Under the provision of section 80G deduction is allowable as spelt out in the said section on the sums paid by an assessee to the Prime Ministers National Relief Fund. With a view to helping the donors to remit amounts of the donations to the Fund, the money orders addressed to the Prime Ministers National Relief Fund have been exempted from payment of money order commission. Taking advantage of this facility a large number of persons have sent their contributions to the fund through money orders. In the cases of persons who have sent their donations through money orders. In the cases of persons who have sent their donations through the money orders, the money order coupons duly receipted by the Confidential Assistant-cum-Accounts Officer, Prime Ministers Secretariat, may be treated as sufficient evidence of the donations having been made to the fund for purposes of allowing deduction u/s 80G.

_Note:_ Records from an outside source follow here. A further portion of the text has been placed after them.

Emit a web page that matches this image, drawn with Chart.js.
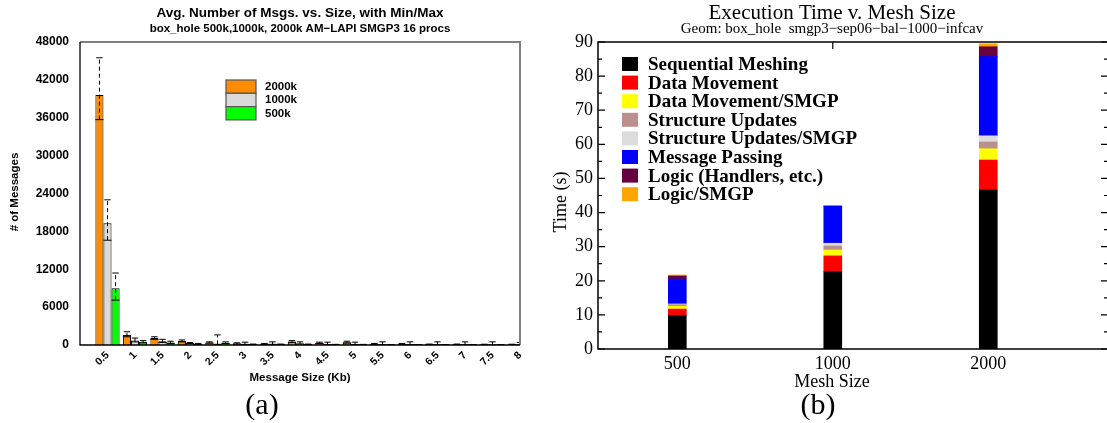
<!DOCTYPE html>
<html>
<head>
<meta charset="utf-8">
<script src="https://cdn.jsdelivr.net/npm/chart.js@4"></script>
<style>
  body { margin: 0; width: 1107px; height: 423px; overflow: hidden; background: #fff; position: relative; }
  #wrapA { position: absolute; left: 0; top: 0; width: 540px; height: 423px; }
  #wrapB { position: absolute; left: 540px; top: 0; width: 580px; height: 423px; }
</style>
</head>
<body>
<div id="wrapA"><canvas id="msgChart" width="540" height="423"></canvas></div>
<div id="wrapB"><canvas id="timeChart" width="580" height="423"></canvas></div>
<script>
// (a) avg number of messages per message size, with min/max
var sizes = [0.5, 1, 1.5, 2, 2.5, 3, 3.5, 4, 4.5, 5, 5.5, 6, 6.5, 7, 7.5, 8];
var sizeLabels = ['0.5','1','1.5','2','2.5','3','3.5','4','4.5','5','5.5','6','6.5','7','7.5','8'];
var avg2000k = [39600, 1600, 1100, 650, 400, 250, 150, 550, 350, 450, 150, 150, 100, 100, 80, 80];
var min2000k = [35700, 1300, 900, 500, 300, 150, 100, 400, 250, 300, 100, 100, 60, 60, 50, 50];
var max2000k = [45500, 2100, 1300, 800, 500, 350, 250, 700, 450, 600, 250, 250, 150, 150, 120, 120];
var avg1000k = [19300, 700, 600, 300, 200, 150, 200, 250, 100, 120, 80, 80, 60, 60, 50, 50];
var min1000k = [16600, 500, 400, 200, 100, 100, 100, 150, 50, 80, 50, 50, 40, 40, 30, 30];
var max1000k = [23000, 1100, 900, 400, 1600, 450, 500, 500, 450, 450, 500, 500, 500, 500, 500, 400];
var avg500k = [9000, 500, 400, 150, 350, 80, 100, 80, 60, 60, 50, 50, 40, 40, 30, 30];
var min500k = [7100, 350, 250, 100, 250, 50, 50, 50, 40, 40, 30, 30, 20, 20, 20, 20];
var max500k = [11400, 700, 600, 250, 500, 150, 150, 150, 100, 100, 80, 80, 60, 60, 50, 50];
var msgTicks = [0, 6000, 12000, 18000, 24000, 30000, 36000, 42000, 48000];

// (b) execution time breakdown per mesh size
var meshPos = [1, 2, 3];
var meshLabels = ['500', '1000', '2000'];
var phaseNames = ['Sequential Meshing', 'Data Movement', 'Data Movement/SMGP', 'Structure Updates',
                  'Structure Updates/SMGP', 'Message Passing', 'Logic (Handlers, etc.)', 'Logic/SMGP'];
var seqMeshing   = [9.8, 22.7, 46.6];
var dataMove     = [1.9, 4.6, 8.8];
var dataMoveSmgp = [0.8, 1.7, 3.3];
var structUpd    = [0.5, 1.2, 2.0];
var structUpdSmgp= [0.2, 0.8, 1.8];
var msgPassing   = [7.3, 10.9, 23.2];
var logicHandl   = [0.9, 0, 2.9];
var logicSmgp    = [0.3, 0, 0.9];

var phaseColors = ['#000000', '#ff0000', '#ffff00', '#bc8f8f', '#dcdcdc', '#0000ff', '#67003f', '#ffa500'];

var sansB = function(px) { return 'bold ' + px + 'px "Liberation Sans", Arial, sans-serif'; };
var serif = function(px, w) { return (w || '') + ' ' + px + 'px "Liberation Serif", "Times New Roman", serif'; };

function pts(xs, ys) {
  var out = [];
  for (let i = 0; i < xs.length; i++) out.push({x: xs[i], y: ys[i]});
  return out;
}

// ---------- chart (a) ----------
var errorBars = {
  id: 'errorBars',
  afterDatasetsDraw: function(chart) {
    var ctx = chart.ctx, ys = chart.scales.y, a = chart.chartArea;
    ctx.save();
    ctx.beginPath();
    ctx.rect(a.left, a.top, a.right - a.left, a.bottom - a.top);
    ctx.clip();
    ctx.strokeStyle = '#000';
    ctx.lineWidth = 1;
    chart.data.datasets.forEach(function(ds, d) {
      var meta = chart.getDatasetMeta(d);
      meta.data.forEach(function(bar, i) {
        var lo = ys.getPixelForValue(ds.errMin[i]);
        var hi = ys.getPixelForValue(ds.errMax[i]);
        var w = bar.width / 2;
        ctx.setLineDash([4, 3]);
        ctx.beginPath(); ctx.moveTo(bar.x, lo); ctx.lineTo(bar.x, hi); ctx.stroke();
        ctx.setLineDash([]);
        ctx.beginPath();
        ctx.moveTo(bar.x - w * 0.8, hi); ctx.lineTo(bar.x + w * 0.8, hi);
        ctx.moveTo(bar.x - w, lo); ctx.lineTo(bar.x + w, lo);
        ctx.stroke();
      });
    });
    ctx.restore();
  }
};

var decorA = {
  id: 'decorA',
  afterDraw: function(chart) {
    var ctx = chart.ctx, a = chart.chartArea;
    ctx.save();
    // frame
    ctx.strokeStyle = '#808080'; ctx.lineWidth = 2;
    ctx.beginPath(); ctx.moveTo(a.left, a.top); ctx.lineTo(a.right, a.top); ctx.lineTo(a.right, a.bottom); ctx.stroke();
    ctx.strokeStyle = '#000'; ctx.lineWidth = 1.3;
    ctx.beginPath(); ctx.moveTo(a.left, a.top); ctx.lineTo(a.left, a.bottom); ctx.lineTo(a.right, a.bottom); ctx.stroke();

    ctx.fillStyle = '#000';
    ctx.textAlign = 'center'; ctx.textBaseline = 'middle';
    var cx = (a.left + a.right) / 2;
    ctx.font = sansB(13.5);
    ctx.fillText('Avg. Number of Msgs. vs. Size, with Min/Max', cx, 13);
    ctx.font = sansB(11.5);
    ctx.fillText('box_hole 500k,1000k, 2000k AM\u2212LAPI SMGP3 16 procs', cx, 29);
    ctx.font = sansB(11.5);
    ctx.fillText('Message Size (Kb)', cx, 378);
    ctx.save();
    ctx.translate(15, 192); ctx.rotate(-Math.PI / 2);
    ctx.fillText('# of Messages', 0, 0);
    ctx.restore();
    ctx.font = serif(30);
    ctx.fillText('(a)', 262, 406);

    // legend
    var ds = chart.data.datasets;
    ctx.textAlign = 'left';
    ctx.font = sansB(11.5);
    for (let i = 0; i < ds.length; i++) {
      var y = 80 + i * 13.3;
      ctx.fillStyle = ds[i].backgroundColor;
      ctx.fillRect(226, y, 30, 13.3);
      ctx.strokeStyle = '#555'; ctx.lineWidth = 1.2;
      ctx.strokeRect(226, y, 30, 13.3);
      ctx.fillStyle = '#000';
      ctx.fillText(ds[i].label, 265, y + 7);
    }
    ctx.restore();
  }
};

new Chart(document.getElementById('msgChart').getContext('2d'), {
  type: 'bar',
  data: {
    datasets: [
      { label: '2000k', data: pts(sizes, avg2000k), errMin: min2000k, errMax: max2000k,
        backgroundColor: '#ff8c00', borderColor: '#000', borderWidth: 1 },
      { label: '1000k', data: pts(sizes, avg1000k), errMin: min1000k, errMax: max1000k,
        backgroundColor: '#dadada', borderColor: '#000', borderWidth: 1 },
      { label: '500k', data: pts(sizes, avg500k), errMin: min500k, errMax: max500k,
        backgroundColor: '#00ff00', borderColor: '#000', borderWidth: 1 }
    ]
  },
  options: {
    responsive: false,
    animation: false,
    devicePixelRatio: 1,
    layout: { padding: { left: 0, right: 20, top: 42, bottom: 0 } },
    datasets: { bar: { categoryPercentage: 0.88, barPercentage: 1.0 } },
    plugins: { legend: { display: false }, tooltip: { enabled: false } },
    scales: {
      x: {
        type: 'linear', min: 0, max: 8, offset: false,
        grid: { display: false, drawTicks: false },
        border: { display: false },
        afterFit: function(s) { s.height = 78; },
        ticks: {
          stepSize: 0.5, autoSkip: false, includeBounds: false,
          minRotation: 45, maxRotation: 45, padding: 4,
          color: '#000', font: { family: '"Liberation Sans", Arial', weight: 'bold', size: 10.5 },
          callback: function(v) { var k = sizes.indexOf(v); return k < 0 ? '' : sizeLabels[k]; }
        }
      },
      y: {
        min: 0, max: 48000,
        grid: { display: false, drawTicks: false },
        border: { display: false },
        afterFit: function(s) { s.width = 80; },
        afterBuildTicks: function(s) { s.ticks = msgTicks.map(function(v) { return { value: v }; }); },
        ticks: {
          padding: 11, color: '#000',
          font: { family: '"Liberation Sans", Arial', weight: 'bold', size: 12 },
          callback: function(v) { return String(v); }
        }
      }
    }
  },
  plugins: [errorBars, decorA]
});

// ---------- chart (b) ----------
var decorB = {
  id: 'decorB',
  afterDraw: function(chart) {
    var ctx = chart.ctx, a = chart.chartArea, ys = chart.scales.y, xs = chart.scales.x;
    ctx.save();
    ctx.strokeStyle = '#000'; ctx.lineWidth = 1.5;
    ctx.strokeRect(a.left, a.top, a.right - a.left, a.bottom - a.top);
    // inward ticks, major every 10 and minor every 5
    ctx.lineWidth = 1.2;
    ctx.beginPath();
    for (let v = 0; v <= 90; v += 5) {
      var y = ys.getPixelForValue(v), len = (v % 10 === 0) ? 7 : 4;
      ctx.moveTo(a.left, y); ctx.lineTo(a.left + len, y);
      ctx.moveTo(a.right, y); ctx.lineTo(a.right - len, y);
    }
    var tx = xs.getPixelForValue(2);
    ctx.moveTo(tx, a.top); ctx.lineTo(tx, a.top + 7);
    ctx.stroke();

    ctx.fillStyle = '#000';
    ctx.textAlign = 'center'; ctx.textBaseline = 'middle';
    var cx = 292;
    ctx.font = serif(21);
    ctx.fillText('Execution Time v. Mesh Size', cx, 13);
    ctx.font = serif(15);
    ctx.fillText('Geom: box_hole  smgp3\u2212sep06\u2212bal\u22121000\u2212infcav', cx, 29);
    ctx.font = serif(18);
    ctx.fillText('Mesh Size', cx, 382);
    ctx.save();
    ctx.translate(21, 202); ctx.rotate(-Math.PI / 2);
    ctx.fillText('Time (s)', 0, 0);
    ctx.restore();
    ctx.font = serif(30);
    ctx.fillText('(b)', 278, 406);

    // legend
    var ds = chart.data.datasets;
    ctx.textAlign = 'left';
    ctx.font = serif(19, 'bold');
    for (let i = 0; i < ds.length; i++) {
      var ly = 64 + i * 18.6;
      ctx.fillStyle = ds[i].backgroundColor;
      ctx.fillRect(82, ly - 7, 16, 14);
      ctx.fillStyle = '#000';
      ctx.fillText(ds[i].label, 108, ly + 1);
    }
    ctx.restore();
  }
};

var phaseValues = [seqMeshing, dataMove, dataMoveSmgp, structUpd, structUpdSmgp, msgPassing, logicHandl, logicSmgp];
var timeSets = [];
for (let i = 0; i < phaseNames.length; i++) {
  timeSets.push({
    label: phaseNames[i],
    data: pts(meshPos, phaseValues[i]),
    backgroundColor: phaseColors[i],
    borderWidth: 0,
    barThickness: 18
  });
}

new Chart(document.getElementById('timeChart').getContext('2d'), {
  type: 'bar',
  data: { datasets: timeSets },
  options: {
    responsive: false,
    animation: false,
    devicePixelRatio: 1,
    layout: { padding: { left: 0, right: 12, top: 42, bottom: 0 } },
    plugins: { legend: { display: false }, tooltip: { enabled: false } },
    scales: {
      x: {
        type: 'linear', min: 0.49, max: 3.77, stacked: true, offset: false,
        grid: { display: false, drawTicks: false },
        border: { display: false },
        afterFit: function(s) { s.height = 74; },
        ticks: {
          stepSize: 1, includeBounds: false, autoSkip: false, maxRotation: 0, padding: 4,
          color: '#000', font: { family: '"Liberation Serif", "Times New Roman"', size: 18 },
          callback: function(v) { var k = meshPos.indexOf(v); return k < 0 ? '' : meshLabels[k]; }
        }
      },
      y: {
        min: 0, max: 90, stacked: true,
        grid: { display: false, drawTicks: false },
        border: { display: false },
        afterFit: function(s) { s.width = 58; },
        ticks: {
          stepSize: 10, padding: 5, color: '#000',
          font: { family: '"Liberation Serif", "Times New Roman"', size: 18 }
        }
      }
    }
  },
  plugins: [decorB]
});
</script>
</body>
</html>
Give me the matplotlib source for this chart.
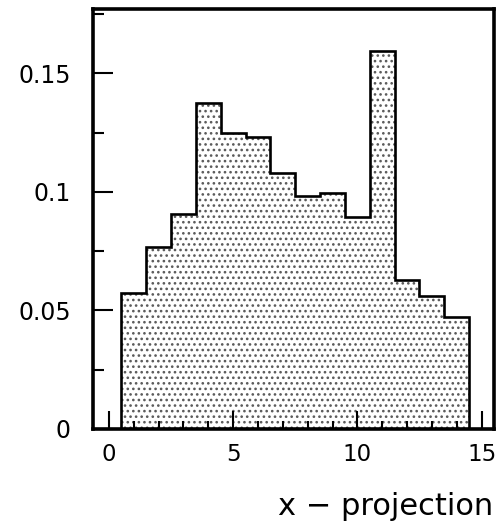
import matplotlib
matplotlib.use("Agg")
import matplotlib.pyplot as plt
import numpy as np
from matplotlib.ticker import MultipleLocator, FixedLocator

# Histogram of the x projection: unit-width bins centred on 1..14
bin_edges = [0.5, 1.5, 2.5, 3.5, 4.5, 5.5, 6.5, 7.5, 8.5, 9.5, 10.5, 11.5, 12.5, 13.5, 14.5]
bin_values = [0.0575, 0.0769, 0.0907, 0.1374, 0.1247, 0.1233, 0.1078,
              0.0984, 0.0997, 0.0893, 0.1596, 0.0628, 0.0562, 0.0474]
x_major = [0, 5, 10, 15]
y_major = [0, 0.05, 0.1, 0.15]
y_labels = ["0", "0.05", "0.1", "0.15"]
x_title = "x \u2212 projection"

plt.rcParams["font.family"] = ["DejaVu Sans"]
plt.rcParams["hatch.linewidth"] = 1.1

fig = plt.figure(figsize=(5.0, 5.25), dpi=100)
ax = fig.add_axes([0.186, 0.1829, 0.802, 0.7994])

# dotted fill, then the black step outline on top
ax.stairs(bin_values, bin_edges, baseline=0, fill=True, facecolor="white",
          edgecolor="#5a5a5a", hatch="...", linewidth=0)
ax.stairs(bin_values, bin_edges, baseline=0, fill=False, color="black",
          linewidth=1.9)

ax.set_xlim(-0.64, 15.5)
ax.set_ylim(0, 0.177)

for s in ax.spines.values():
    s.set_linewidth(2.6)
    s.set_color("black")

ax.xaxis.set_major_locator(FixedLocator(x_major))
ax.xaxis.set_minor_locator(MultipleLocator(1))
ax.yaxis.set_major_locator(FixedLocator(y_major))
ax.yaxis.set_minor_locator(MultipleLocator(0.025))
ax.set_yticklabels(y_labels)

ax.tick_params(axis="both", which="both", direction="in", top=False, right=False,
               width=1.5, colors="black")
ax.tick_params(axis="x", which="major", length=13, pad=10, labelsize=16.5)
ax.tick_params(axis="x", which="minor", length=6)
ax.tick_params(axis="y", which="major", length=14.5, pad=16, labelsize=17)
ax.tick_params(axis="y", which="minor", length=8)

fig.text(0.986, 0.019, x_title, ha="right", va="baseline", fontsize=22)

fig.savefig("out.png", dpi=100)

Circular No. 178 (F. No. 176/82/75-IT(A-1)), dated 23-9-75."
In our view, on a plain reading of the section and rule 8 of the Income Tax Rules, the interpretation placed by the Tribunal does not appear to be correct. It is only after the determination of the total income which is assessable under the Income Tax Act that the question of deduction u/s 80G will arise. In our view, therefore, the deduction must be made only after the determination of the income under the Income Tax Act, 1961. The part of the income which is not taxable will not be taken into account for the purpose of giving any relief u/s 80G. If the method which has been suggested by the Tribunal is followed, in that event, before any income is ascertained which is assessable under the Income Tax Act, the deduction will be made. But, it is not the intention of the section. The circular makes it quite clear that there will not be apportionment of the deduction u/s 80G between the income chargeable under the Income Tax Act and the agricultural income chargeable under the relevant Agricultural Income Tax Act. We are only concerned with the income as computed under the Income Tax Act for the purpose of assessment and only from such income the deduction u/s 80G shall be allowed.
For the reasons aforesaid, the third question is answered by saying that the deduction u/s 80G is allowable from the income computed for the purpose of assessment under the Income Tax Act, 1961.
There will be no order as to costs.
BHAGABATI PRASAD BANERJEE J. - I agree.